Task directions. Extract each line of the material that follows exactly and omit its pictures.

Entries provided.

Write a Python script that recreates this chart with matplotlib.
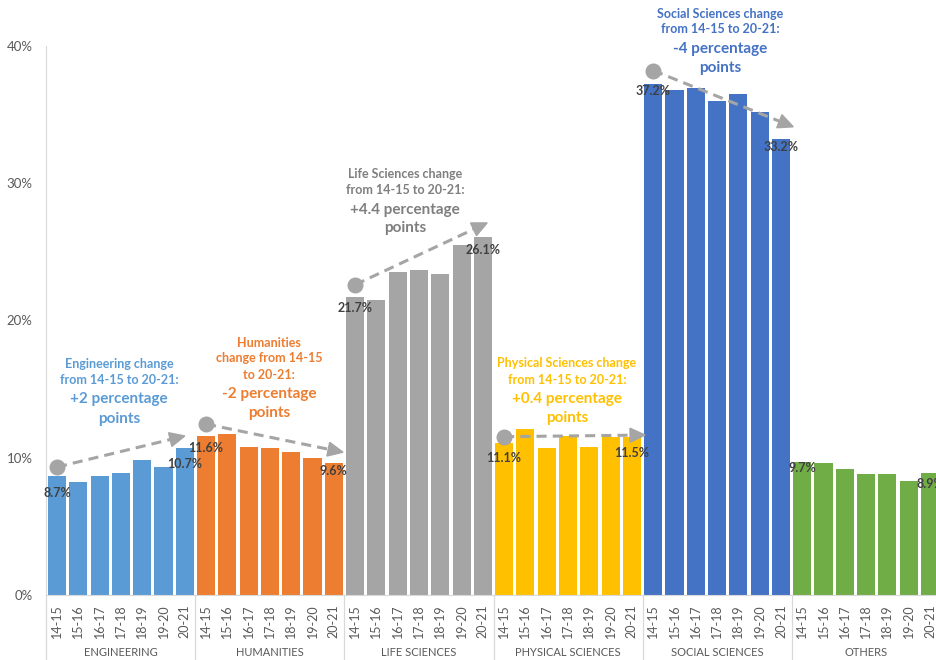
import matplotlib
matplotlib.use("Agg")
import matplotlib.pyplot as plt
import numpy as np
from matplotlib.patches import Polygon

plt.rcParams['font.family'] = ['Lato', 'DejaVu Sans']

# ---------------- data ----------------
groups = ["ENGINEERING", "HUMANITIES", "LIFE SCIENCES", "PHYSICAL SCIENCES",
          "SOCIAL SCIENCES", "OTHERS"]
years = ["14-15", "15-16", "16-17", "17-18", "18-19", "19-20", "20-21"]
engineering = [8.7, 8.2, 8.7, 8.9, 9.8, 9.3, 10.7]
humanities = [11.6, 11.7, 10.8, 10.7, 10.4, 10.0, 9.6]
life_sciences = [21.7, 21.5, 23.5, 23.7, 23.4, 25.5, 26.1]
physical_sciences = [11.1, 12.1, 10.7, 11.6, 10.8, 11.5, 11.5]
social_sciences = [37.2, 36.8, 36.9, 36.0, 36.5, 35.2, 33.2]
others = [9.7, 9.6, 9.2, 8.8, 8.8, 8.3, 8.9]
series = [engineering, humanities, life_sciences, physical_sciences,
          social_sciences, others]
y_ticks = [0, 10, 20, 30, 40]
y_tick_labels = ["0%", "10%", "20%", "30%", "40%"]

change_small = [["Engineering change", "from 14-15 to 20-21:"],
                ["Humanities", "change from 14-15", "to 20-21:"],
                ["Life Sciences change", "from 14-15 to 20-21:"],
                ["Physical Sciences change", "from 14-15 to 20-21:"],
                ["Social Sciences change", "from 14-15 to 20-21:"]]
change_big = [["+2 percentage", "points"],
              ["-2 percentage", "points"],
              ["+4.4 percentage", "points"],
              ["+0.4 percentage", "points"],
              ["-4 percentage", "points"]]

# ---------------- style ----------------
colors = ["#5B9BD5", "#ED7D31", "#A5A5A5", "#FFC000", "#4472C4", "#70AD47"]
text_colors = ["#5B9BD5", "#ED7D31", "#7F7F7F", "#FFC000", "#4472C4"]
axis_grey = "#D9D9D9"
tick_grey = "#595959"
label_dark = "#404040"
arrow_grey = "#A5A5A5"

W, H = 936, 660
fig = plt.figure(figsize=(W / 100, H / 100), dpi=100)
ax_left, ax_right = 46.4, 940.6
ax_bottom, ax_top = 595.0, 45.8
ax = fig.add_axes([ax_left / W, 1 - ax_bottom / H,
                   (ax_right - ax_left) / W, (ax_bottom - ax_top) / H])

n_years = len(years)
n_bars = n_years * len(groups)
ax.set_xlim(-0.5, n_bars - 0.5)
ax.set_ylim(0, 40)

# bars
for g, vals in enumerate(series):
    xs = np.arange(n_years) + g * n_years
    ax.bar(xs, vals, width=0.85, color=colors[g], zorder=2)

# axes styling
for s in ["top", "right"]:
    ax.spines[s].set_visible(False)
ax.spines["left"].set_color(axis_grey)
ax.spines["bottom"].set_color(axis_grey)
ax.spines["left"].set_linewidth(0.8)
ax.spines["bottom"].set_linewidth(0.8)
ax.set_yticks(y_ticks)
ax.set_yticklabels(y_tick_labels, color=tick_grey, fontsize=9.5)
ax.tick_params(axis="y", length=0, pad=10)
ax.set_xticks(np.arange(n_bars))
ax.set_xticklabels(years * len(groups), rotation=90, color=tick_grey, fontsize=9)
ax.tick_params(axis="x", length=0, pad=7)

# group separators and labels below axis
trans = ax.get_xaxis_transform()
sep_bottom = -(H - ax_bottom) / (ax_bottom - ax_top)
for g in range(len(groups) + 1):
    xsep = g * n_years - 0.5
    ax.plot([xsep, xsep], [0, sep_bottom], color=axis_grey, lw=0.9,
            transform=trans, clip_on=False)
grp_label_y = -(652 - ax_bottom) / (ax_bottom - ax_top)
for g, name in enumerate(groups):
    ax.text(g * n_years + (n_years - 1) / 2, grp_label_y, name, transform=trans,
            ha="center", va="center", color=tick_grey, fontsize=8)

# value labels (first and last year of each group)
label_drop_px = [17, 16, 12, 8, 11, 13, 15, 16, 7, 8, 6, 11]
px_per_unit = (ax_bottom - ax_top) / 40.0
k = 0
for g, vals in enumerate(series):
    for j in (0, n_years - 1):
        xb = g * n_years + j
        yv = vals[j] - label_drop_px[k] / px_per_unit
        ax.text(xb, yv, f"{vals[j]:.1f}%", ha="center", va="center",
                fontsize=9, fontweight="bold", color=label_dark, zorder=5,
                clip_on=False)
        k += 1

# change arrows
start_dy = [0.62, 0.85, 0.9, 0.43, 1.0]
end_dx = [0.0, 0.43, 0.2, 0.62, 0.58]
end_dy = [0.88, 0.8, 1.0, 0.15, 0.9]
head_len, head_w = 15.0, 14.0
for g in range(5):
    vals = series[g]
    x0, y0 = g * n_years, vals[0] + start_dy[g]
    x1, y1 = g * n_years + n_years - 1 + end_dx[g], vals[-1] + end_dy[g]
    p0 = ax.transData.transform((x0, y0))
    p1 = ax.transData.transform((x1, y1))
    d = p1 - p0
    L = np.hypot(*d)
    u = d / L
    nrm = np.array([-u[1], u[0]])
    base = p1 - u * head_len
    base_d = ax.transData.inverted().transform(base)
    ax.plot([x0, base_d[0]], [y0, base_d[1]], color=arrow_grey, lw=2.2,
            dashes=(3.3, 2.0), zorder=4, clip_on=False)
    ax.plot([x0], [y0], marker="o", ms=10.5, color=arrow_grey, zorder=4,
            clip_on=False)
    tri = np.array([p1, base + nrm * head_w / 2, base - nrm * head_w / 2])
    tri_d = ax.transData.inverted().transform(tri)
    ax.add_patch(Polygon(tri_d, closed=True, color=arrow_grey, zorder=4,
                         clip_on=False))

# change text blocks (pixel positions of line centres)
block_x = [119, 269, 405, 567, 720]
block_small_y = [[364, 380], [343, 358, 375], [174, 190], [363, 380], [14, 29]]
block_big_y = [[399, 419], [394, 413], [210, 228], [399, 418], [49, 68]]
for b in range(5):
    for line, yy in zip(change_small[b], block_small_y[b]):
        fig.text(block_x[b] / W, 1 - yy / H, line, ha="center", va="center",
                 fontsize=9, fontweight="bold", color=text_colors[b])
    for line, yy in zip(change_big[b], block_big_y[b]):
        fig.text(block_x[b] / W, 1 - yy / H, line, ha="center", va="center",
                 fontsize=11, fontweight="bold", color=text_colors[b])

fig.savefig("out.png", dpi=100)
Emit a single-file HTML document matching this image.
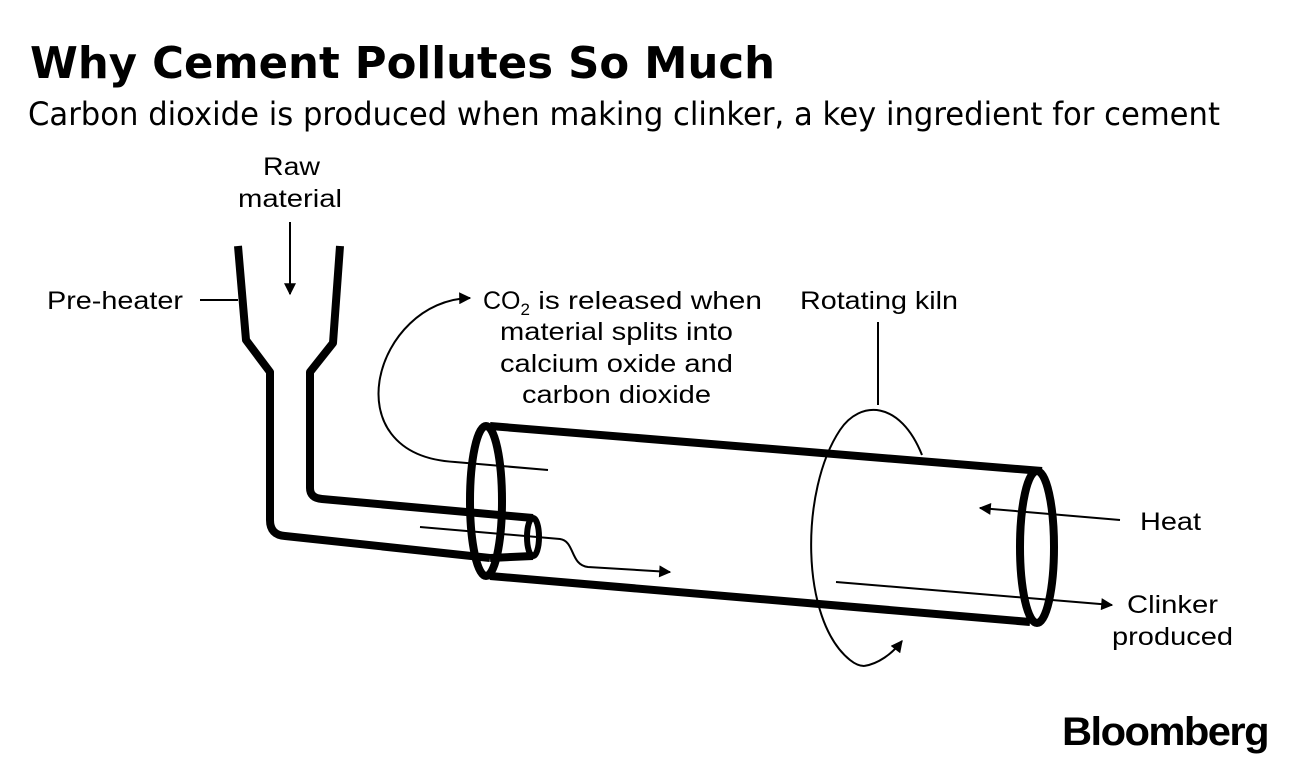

Output of the task.
Write a Python script that recreates this chart with matplotlib.
import matplotlib
matplotlib.use("Agg")
import matplotlib.pyplot as plt
import numpy as np
from matplotlib.patches import Polygon

plt.rcParams['font.family'] = ['Lato', 'DejaVu Sans']

# ---------------- data ----------------
groups = ["ENGINEERING", "HUMANITIES", "LIFE SCIENCES", "PHYSICAL SCIENCES",
          "SOCIAL SCIENCES", "OTHERS"]
years = ["14-15", "15-16", "16-17", "17-18", "18-19", "19-20", "20-21"]
engineering = [8.7, 8.2, 8.7, 8.9, 9.8, 9.3, 10.7]
humanities = [11.6, 11.7, 10.8, 10.7, 10.4, 10.0, 9.6]
life_sciences = [21.7, 21.5, 23.5, 23.7, 23.4, 25.5, 26.1]
physical_sciences = [11.1, 12.1, 10.7, 11.6, 10.8, 11.5, 11.5]
social_sciences = [37.2, 36.8, 36.9, 36.0, 36.5, 35.2, 33.2]
others = [9.7, 9.6, 9.2, 8.8, 8.8, 8.3, 8.9]
series = [engineering, humanities, life_sciences, physical_sciences,
          social_sciences, others]
y_ticks = [0, 10, 20, 30, 40]
y_tick_labels = ["0%", "10%", "20%", "30%", "40%"]

change_small = [["Engineering change", "from 14-15 to 20-21:"],
                ["Humanities", "change from 14-15", "to 20-21:"],
                ["Life Sciences change", "from 14-15 to 20-21:"],
                ["Physical Sciences change", "from 14-15 to 20-21:"],
                ["Social Sciences change", "from 14-15 to 20-21:"]]
change_big = [["+2 percentage", "points"],
              ["-2 percentage", "points"],
              ["+4.4 percentage", "points"],
              ["+0.4 percentage", "points"],
              ["-4 percentage", "points"]]

# ---------------- style ----------------
colors = ["#5B9BD5", "#ED7D31", "#A5A5A5", "#FFC000", "#4472C4", "#70AD47"]
text_colors = ["#5B9BD5", "#ED7D31", "#7F7F7F", "#FFC000", "#4472C4"]
axis_grey = "#D9D9D9"
tick_grey = "#595959"
label_dark = "#404040"
arrow_grey = "#A5A5A5"

W, H = 936, 660
fig = plt.figure(figsize=(W / 100, H / 100), dpi=100)
ax_left, ax_right = 46.4, 940.6
ax_bottom, ax_top = 595.0, 45.8
ax = fig.add_axes([ax_left / W, 1 - ax_bottom / H,
                   (ax_right - ax_left) / W, (ax_bottom - ax_top) / H])

n_years = len(years)
n_bars = n_years * len(groups)
ax.set_xlim(-0.5, n_bars - 0.5)
ax.set_ylim(0, 40)

# bars
for g, vals in enumerate(series):
    xs = np.arange(n_years) + g * n_years
    ax.bar(xs, vals, width=0.85, color=colors[g], zorder=2)

# axes styling
for s in ["top", "right"]:
    ax.spines[s].set_visible(False)
ax.spines["left"].set_color(axis_grey)
ax.spines["bottom"].set_color(axis_grey)
ax.spines["left"].set_linewidth(0.8)
ax.spines["bottom"].set_linewidth(0.8)
ax.set_yticks(y_ticks)
ax.set_yticklabels(y_tick_labels, color=tick_grey, fontsize=9.5)
ax.tick_params(axis="y", length=0, pad=10)
ax.set_xticks(np.arange(n_bars))
ax.set_xticklabels(years * len(groups), rotation=90, color=tick_grey, fontsize=9)
ax.tick_params(axis="x", length=0, pad=7)

# group separators and labels below axis
trans = ax.get_xaxis_transform()
sep_bottom = -(H - ax_bottom) / (ax_bottom - ax_top)
for g in range(len(groups) + 1):
    xsep = g * n_years - 0.5
    ax.plot([xsep, xsep], [0, sep_bottom], color=axis_grey, lw=0.9,
            transform=trans, clip_on=False)
grp_label_y = -(652 - ax_bottom) / (ax_bottom - ax_top)
for g, name in enumerate(groups):
    ax.text(g * n_years + (n_years - 1) / 2, grp_label_y, name, transform=trans,
            ha="center", va="center", color=tick_grey, fontsize=8)

# value labels (first and last year of each group)
label_drop_px = [17, 16, 12, 8, 11, 13, 15, 16, 7, 8, 6, 11]
px_per_unit = (ax_bottom - ax_top) / 40.0
k = 0
for g, vals in enumerate(series):
    for j in (0, n_years - 1):
        xb = g * n_years + j
        yv = vals[j] - label_drop_px[k] / px_per_unit
        ax.text(xb, yv, f"{vals[j]:.1f}%", ha="center", va="center",
                fontsize=9, fontweight="bold", color=label_dark, zorder=5,
                clip_on=False)
        k += 1

# change arrows
start_dy = [0.62, 0.85, 0.9, 0.43, 1.0]
end_dx = [0.0, 0.43, 0.2, 0.62, 0.58]
end_dy = [0.88, 0.8, 1.0, 0.15, 0.9]
head_len, head_w = 15.0, 14.0
for g in range(5):
    vals = series[g]
    x0, y0 = g * n_years, vals[0] + start_dy[g]
    x1, y1 = g * n_years + n_years - 1 + end_dx[g], vals[-1] + end_dy[g]
    p0 = ax.transData.transform((x0, y0))
    p1 = ax.transData.transform((x1, y1))
    d = p1 - p0
    L = np.hypot(*d)
    u = d / L
    nrm = np.array([-u[1], u[0]])
    base = p1 - u * head_len
    base_d = ax.transData.inverted().transform(base)
    ax.plot([x0, base_d[0]], [y0, base_d[1]], color=arrow_grey, lw=2.2,
            dashes=(3.3, 2.0), zorder=4, clip_on=False)
    ax.plot([x0], [y0], marker="o", ms=10.5, color=arrow_grey, zorder=4,
            clip_on=False)
    tri = np.array([p1, base + nrm * head_w / 2, base - nrm * head_w / 2])
    tri_d = ax.transData.inverted().transform(tri)
    ax.add_patch(Polygon(tri_d, closed=True, color=arrow_grey, zorder=4,
                         clip_on=False))

# change text blocks (pixel positions of line centres)
block_x = [119, 269, 405, 567, 720]
block_small_y = [[364, 380], [343, 358, 375], [174, 190], [363, 380], [14, 29]]
block_big_y = [[399, 419], [394, 413], [210, 228], [399, 418], [49, 68]]
for b in range(5):
    for line, yy in zip(change_small[b], block_small_y[b]):
        fig.text(block_x[b] / W, 1 - yy / H, line, ha="center", va="center",
                 fontsize=9, fontweight="bold", color=text_colors[b])
    for line, yy in zip(change_big[b], block_big_y[b]):
        fig.text(block_x[b] / W, 1 - yy / H, line, ha="center", va="center",
                 fontsize=11, fontweight="bold", color=text_colors[b])

fig.savefig("out.png", dpi=100)
Emit a single-file HTML document matching this image.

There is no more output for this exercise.